Project Description
Boom Boom
Credits
Premiere
June 25, 2009
Alma Theater at Cain Park
Choreography
David Shimotakahara
Music
Various recorded Blues artists
Lighting Design
Dennis Dugan
Costume Design
Janet Bolick
Set Design and Construction
Michael Roesch
Original Cast
Felise Bagley, Sarah Perrett, Amy Miller, Kelly Brunk, Damien Highfield, David Shimotakahara
Originally created and staged in 2009 by GroundWorks’ Artistic Director David Shimotakahara, Boom Boom celebrates the Blues with a range of styles and artists, from John Lee Hooker to Odetta to Muddy Waters. Shimotakahara pays tribute to the essence of the blues: “For all its pain and suffering it is also full of life. There is loneliness and endless journeys, but there is also an attitude about survival.”
Although all of dance is collaborative in nature, I would particularly like to acknowledge the contributions of the company artists to the creation of BOOM BOOM. Through various processes, movement vocabulary developed by each of them was incorporated into various sections of the work.

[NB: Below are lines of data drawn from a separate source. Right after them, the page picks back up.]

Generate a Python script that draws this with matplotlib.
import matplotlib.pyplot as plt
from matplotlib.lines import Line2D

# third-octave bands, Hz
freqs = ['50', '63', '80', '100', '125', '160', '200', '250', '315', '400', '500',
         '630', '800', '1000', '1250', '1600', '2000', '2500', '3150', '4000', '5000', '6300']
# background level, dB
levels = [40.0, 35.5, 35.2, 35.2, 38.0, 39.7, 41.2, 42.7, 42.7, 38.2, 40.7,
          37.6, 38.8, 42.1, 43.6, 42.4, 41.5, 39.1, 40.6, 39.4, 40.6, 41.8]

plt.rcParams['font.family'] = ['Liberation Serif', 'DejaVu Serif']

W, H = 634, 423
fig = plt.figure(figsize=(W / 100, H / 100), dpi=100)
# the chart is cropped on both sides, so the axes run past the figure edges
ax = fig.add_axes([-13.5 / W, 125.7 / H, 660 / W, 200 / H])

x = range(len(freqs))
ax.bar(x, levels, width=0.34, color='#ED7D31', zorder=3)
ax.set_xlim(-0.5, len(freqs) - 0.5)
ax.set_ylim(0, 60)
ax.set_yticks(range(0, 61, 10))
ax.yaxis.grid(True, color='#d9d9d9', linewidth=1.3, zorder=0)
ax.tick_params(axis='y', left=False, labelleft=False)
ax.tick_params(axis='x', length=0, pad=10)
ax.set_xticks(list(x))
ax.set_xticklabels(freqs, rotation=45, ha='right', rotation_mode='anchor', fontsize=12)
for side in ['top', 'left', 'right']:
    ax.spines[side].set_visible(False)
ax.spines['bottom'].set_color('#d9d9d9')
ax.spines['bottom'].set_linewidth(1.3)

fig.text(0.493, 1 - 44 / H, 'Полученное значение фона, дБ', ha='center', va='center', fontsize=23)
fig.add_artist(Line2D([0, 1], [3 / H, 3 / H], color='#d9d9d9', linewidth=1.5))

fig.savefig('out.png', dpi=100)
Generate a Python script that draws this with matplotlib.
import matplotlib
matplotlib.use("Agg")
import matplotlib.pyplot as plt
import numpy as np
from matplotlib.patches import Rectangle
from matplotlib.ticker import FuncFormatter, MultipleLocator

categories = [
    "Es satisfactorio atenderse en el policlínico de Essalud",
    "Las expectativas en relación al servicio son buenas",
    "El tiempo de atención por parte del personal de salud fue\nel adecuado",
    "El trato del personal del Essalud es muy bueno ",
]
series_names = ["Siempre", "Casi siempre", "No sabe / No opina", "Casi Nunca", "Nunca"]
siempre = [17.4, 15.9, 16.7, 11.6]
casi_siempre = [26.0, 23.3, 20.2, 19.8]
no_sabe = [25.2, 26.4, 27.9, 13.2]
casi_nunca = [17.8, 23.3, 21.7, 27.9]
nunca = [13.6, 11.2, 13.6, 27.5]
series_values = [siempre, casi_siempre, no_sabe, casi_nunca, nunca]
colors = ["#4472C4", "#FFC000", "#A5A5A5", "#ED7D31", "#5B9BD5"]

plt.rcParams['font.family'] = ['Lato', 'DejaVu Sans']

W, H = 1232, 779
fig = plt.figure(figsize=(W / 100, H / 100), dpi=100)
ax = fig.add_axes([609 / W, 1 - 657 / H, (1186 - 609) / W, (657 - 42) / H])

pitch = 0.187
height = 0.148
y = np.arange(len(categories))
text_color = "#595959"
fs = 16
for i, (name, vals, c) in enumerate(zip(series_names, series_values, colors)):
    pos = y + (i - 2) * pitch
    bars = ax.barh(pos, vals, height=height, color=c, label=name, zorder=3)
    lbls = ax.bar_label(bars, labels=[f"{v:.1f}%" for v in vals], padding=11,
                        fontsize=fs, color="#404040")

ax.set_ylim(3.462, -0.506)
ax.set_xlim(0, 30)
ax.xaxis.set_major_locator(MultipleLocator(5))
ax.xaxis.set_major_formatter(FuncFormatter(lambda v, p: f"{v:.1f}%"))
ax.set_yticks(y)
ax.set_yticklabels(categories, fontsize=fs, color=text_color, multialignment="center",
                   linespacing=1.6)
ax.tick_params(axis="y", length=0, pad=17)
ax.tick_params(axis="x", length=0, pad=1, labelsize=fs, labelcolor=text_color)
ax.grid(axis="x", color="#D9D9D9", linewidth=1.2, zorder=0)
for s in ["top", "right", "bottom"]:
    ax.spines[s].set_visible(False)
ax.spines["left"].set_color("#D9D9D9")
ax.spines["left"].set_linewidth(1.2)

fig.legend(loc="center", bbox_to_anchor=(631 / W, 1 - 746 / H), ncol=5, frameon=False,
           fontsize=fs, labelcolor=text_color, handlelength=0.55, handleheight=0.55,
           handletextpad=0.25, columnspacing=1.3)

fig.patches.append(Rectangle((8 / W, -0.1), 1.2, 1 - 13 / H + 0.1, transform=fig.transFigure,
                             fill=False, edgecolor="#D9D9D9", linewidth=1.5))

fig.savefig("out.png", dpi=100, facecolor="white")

I assembled the score for Boom Boom from the deep well of America’s blues heritage. Researching the music, I was continually struck by the depth and range of styles of this vast canon. Based in the African American experience the blues has been and continues to be interpreted, reinterpreted, and passed on, in as many ways as time, place, and circumstance recombine, which is simply to say it is a virtually limitless, and authentic human voice. It was impossible to include all of the selections I would have liked to, impossible to do justice to even a small percent of the legendary blues artists whose music we all admire.
In addition to celebrating a range of styles and individual artists, I have tried to pay tribute to something about the essence of the blues. For all it’s pain and suffering it is also full of life. There is loneliness and endless journeys but there is also an attitude about survival. In an essay for the award winning CD and film series “Martin Scorsese presents The Blues” Tom Piazza wrote– “To all this the blues added a specific overtly erotic urgency – an exultation in the body and sexuality, combined with a sense that they were and abiding source of trouble. Perhaps because of that, the spirit of the blues is often close to the spirit of a joke.- A piece of hard luck, but you laugh at it. Or you dance to it.”